Models | Unsampled | Oversampled | Undersampled |
---|---|---|---|
Logistic | Training Accuracy 0.69 Test Accuracy 0.68 Recall Score 0.95 ROC Score 0.53 |
Training Accuracy 0.63 Test Accuracy 0.62 Recall Score 0.66 ROC Score 0.61 |
Training Accuracy 0.63 Test Accuracy 0.63 Recall Score 0.67 ROC Score 0.62 |
Naive | Training Accuracy 0.68 Test Accuracy 0.67 Recall Score 0.97 ROC Score 0.52 |
Training Accuracy 0.53 Test Accuracy 0.53 Recall Score 0.98 ROC Score 0.51 |
Training Accuracy 0.53 Test Accuracy 0.53 Recall Score 0.99 ROC Score 0.50 |
Decision Tree | Training Accuracy 0.67 Test Accuracy 0.67 Recall Score 0.99 ROC Score 0.51 |
Training Accuracy 0.57 Test Accuracy 0.55 Recall Score 0.68 ROC Score 0.54 |
Training Accuracy 0.55 Test Accuracy 0.56 Recall Score 0.79 ROC Score 0.55 |
As we can see that sampling is not effective in our case so move forward with unsampled data only.
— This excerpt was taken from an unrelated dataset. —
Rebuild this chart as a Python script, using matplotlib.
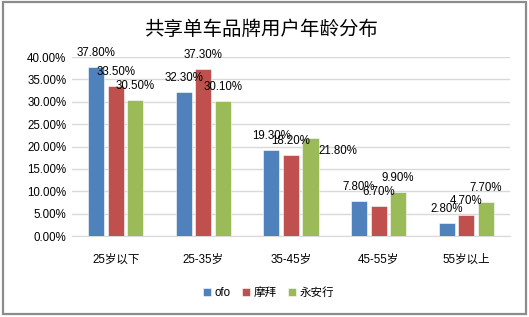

Models | Optimal Parameter | Accuracy | Recall | ROC |
---|---|---|---|---|
SVM | default | Training Accuracy 0.85 Test Accuracy 0.85 |
0.94 | 0.80 |
Random Forest | n_estimators=200, n_jobs = -1 | Training Accuracy 0.87 Test Accuracy 0.86 |
0.93 | 0.81 |
MLP | random_state = 42, max_iter = 300 | Training Accuracy 0.85 Test Accuracy 0.85 |
0.95 | 0.80 |
By looking at the result all the three models performs more or less the same with Random Forest with Accuracy of 86%. As we seen in the Tabulation that, Accuracy follows the order as follow: Random Forest > MLP > SVM
- Learning Different ways to visualize the data for better understanding of features. Machine Learning models like Logistic Regression, Naive Bayes and Decision Tree to model the problem. How to use platforms like Kaggle and Google Colab. How to work and collaborate in teams.